# Provided material
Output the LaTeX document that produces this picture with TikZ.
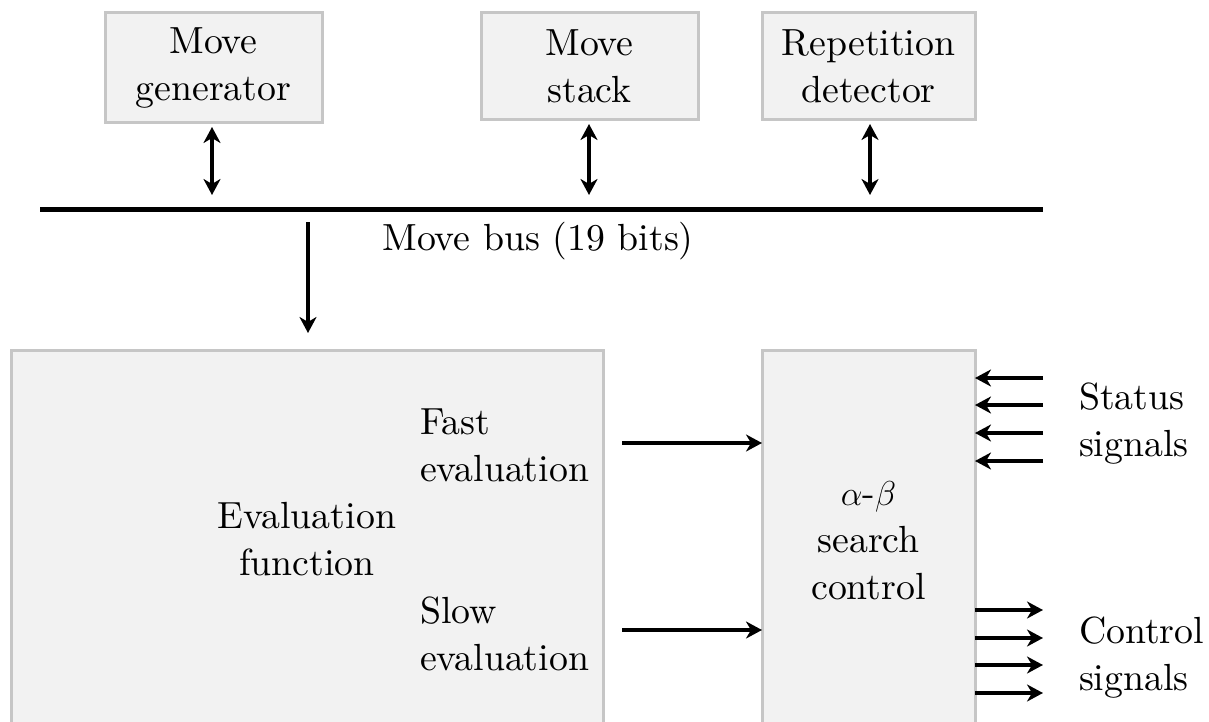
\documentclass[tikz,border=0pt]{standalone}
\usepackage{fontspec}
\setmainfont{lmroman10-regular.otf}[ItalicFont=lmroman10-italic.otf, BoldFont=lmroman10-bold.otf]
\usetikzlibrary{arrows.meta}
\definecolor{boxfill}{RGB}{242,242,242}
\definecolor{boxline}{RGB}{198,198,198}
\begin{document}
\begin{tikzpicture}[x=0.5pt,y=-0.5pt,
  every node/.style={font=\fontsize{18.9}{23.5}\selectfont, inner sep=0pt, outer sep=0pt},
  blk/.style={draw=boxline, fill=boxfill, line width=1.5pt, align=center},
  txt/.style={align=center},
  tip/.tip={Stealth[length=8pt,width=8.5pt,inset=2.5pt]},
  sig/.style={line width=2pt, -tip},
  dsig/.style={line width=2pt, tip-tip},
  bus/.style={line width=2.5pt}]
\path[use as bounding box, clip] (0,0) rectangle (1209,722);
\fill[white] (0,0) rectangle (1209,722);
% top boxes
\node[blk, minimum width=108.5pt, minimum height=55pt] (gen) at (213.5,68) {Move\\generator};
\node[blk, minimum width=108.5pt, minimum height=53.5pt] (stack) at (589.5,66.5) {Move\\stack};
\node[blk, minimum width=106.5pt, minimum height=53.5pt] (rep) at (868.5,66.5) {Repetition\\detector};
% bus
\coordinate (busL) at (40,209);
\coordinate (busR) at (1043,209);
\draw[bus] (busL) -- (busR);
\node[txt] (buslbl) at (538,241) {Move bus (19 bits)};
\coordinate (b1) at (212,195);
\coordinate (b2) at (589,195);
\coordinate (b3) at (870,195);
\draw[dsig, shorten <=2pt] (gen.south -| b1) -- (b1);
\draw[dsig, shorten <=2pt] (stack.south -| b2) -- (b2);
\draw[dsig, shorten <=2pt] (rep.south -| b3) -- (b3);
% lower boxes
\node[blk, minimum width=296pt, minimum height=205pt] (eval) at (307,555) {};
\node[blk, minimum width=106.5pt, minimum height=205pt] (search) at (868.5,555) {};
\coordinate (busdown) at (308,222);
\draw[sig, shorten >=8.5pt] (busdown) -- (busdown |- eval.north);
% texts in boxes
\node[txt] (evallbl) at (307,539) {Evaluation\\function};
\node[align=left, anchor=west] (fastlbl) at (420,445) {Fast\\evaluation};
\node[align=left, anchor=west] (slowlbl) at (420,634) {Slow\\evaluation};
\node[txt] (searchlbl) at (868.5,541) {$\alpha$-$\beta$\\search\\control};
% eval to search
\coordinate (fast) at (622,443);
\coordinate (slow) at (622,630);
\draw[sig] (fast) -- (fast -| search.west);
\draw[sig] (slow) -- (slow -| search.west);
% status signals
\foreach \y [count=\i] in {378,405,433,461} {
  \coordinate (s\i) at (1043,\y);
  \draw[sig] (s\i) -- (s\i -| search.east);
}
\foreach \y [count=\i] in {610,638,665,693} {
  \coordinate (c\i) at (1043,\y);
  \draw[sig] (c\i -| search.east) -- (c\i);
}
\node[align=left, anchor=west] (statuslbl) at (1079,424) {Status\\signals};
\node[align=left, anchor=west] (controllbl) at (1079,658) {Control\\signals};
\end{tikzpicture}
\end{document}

# Task to carry out
Without including any picture, repeat the data exactly.

# Solution for this task
Output the LaTeX document that produces this picture with TikZ.
\documentclass[tikz,border=0pt]{standalone}
\usepackage{fontspec}
\setmainfont{lmroman10-regular.otf}[ItalicFont=lmroman10-italic.otf, BoldFont=lmroman10-bold.otf]
\usetikzlibrary{arrows.meta}
\definecolor{boxfill}{RGB}{242,242,242}
\definecolor{boxline}{RGB}{198,198,198}
\begin{document}
\begin{tikzpicture}[x=0.5pt,y=-0.5pt,
  every node/.style={font=\fontsize{18.9}{23.5}\selectfont, inner sep=0pt, outer sep=0pt},
  blk/.style={draw=boxline, fill=boxfill, line width=1.5pt, align=center},
  txt/.style={align=center},
  tip/.tip={Stealth[length=8pt,width=8.5pt,inset=2.5pt]},
  sig/.style={line width=2pt, -tip},
  dsig/.style={line width=2pt, tip-tip},
  bus/.style={line width=2.5pt}]
\path[use as bounding box, clip] (0,0) rectangle (1209,722);
\fill[white] (0,0) rectangle (1209,722);
% top boxes
\node[blk, minimum width=108.5pt, minimum height=55pt] (gen) at (213.5,68) {Move\\generator};
\node[blk, minimum width=108.5pt, minimum height=53.5pt] (stack) at (589.5,66.5) {Move\\stack};
\node[blk, minimum width=106.5pt, minimum height=53.5pt] (rep) at (868.5,66.5) {Repetition\\detector};
% bus
\coordinate (busL) at (40,209);
\coordinate (busR) at (1043,209);
\draw[bus] (busL) -- (busR);
\node[txt] (buslbl) at (538,241) {Move bus (19 bits)};
\coordinate (b1) at (212,195);
\coordinate (b2) at (589,195);
\coordinate (b3) at (870,195);
\draw[dsig, shorten <=2pt] (gen.south -| b1) -- (b1);
\draw[dsig, shorten <=2pt] (stack.south -| b2) -- (b2);
\draw[dsig, shorten <=2pt] (rep.south -| b3) -- (b3);
% lower boxes
\node[blk, minimum width=296pt, minimum height=205pt] (eval) at (307,555) {};
\node[blk, minimum width=106.5pt, minimum height=205pt] (search) at (868.5,555) {};
\coordinate (busdown) at (308,222);
\draw[sig, shorten >=8.5pt] (busdown) -- (busdown |- eval.north);
% texts in boxes
\node[txt] (evallbl) at (307,539) {Evaluation\\function};
\node[align=left, anchor=west] (fastlbl) at (420,445) {Fast\\evaluation};
\node[align=left, anchor=west] (slowlbl) at (420,634) {Slow\\evaluation};
\node[txt] (searchlbl) at (868.5,541) {$\alpha$-$\beta$\\search\\control};
% eval to search
\coordinate (fast) at (622,443);
\coordinate (slow) at (622,630);
\draw[sig] (fast) -- (fast -| search.west);
\draw[sig] (slow) -- (slow -| search.west);
% status signals
\foreach \y [count=\i] in {378,405,433,461} {
  \coordinate (s\i) at (1043,\y);
  \draw[sig] (s\i) -- (s\i -| search.east);
}
\foreach \y [count=\i] in {610,638,665,693} {
  \coordinate (c\i) at (1043,\y);
  \draw[sig] (c\i -| search.east) -- (c\i);
}
\node[align=left, anchor=west] (statuslbl) at (1079,424) {Status\\signals};
\node[align=left, anchor=west] (controllbl) at (1079,658) {Control\\signals};
\end{tikzpicture}
\end{document}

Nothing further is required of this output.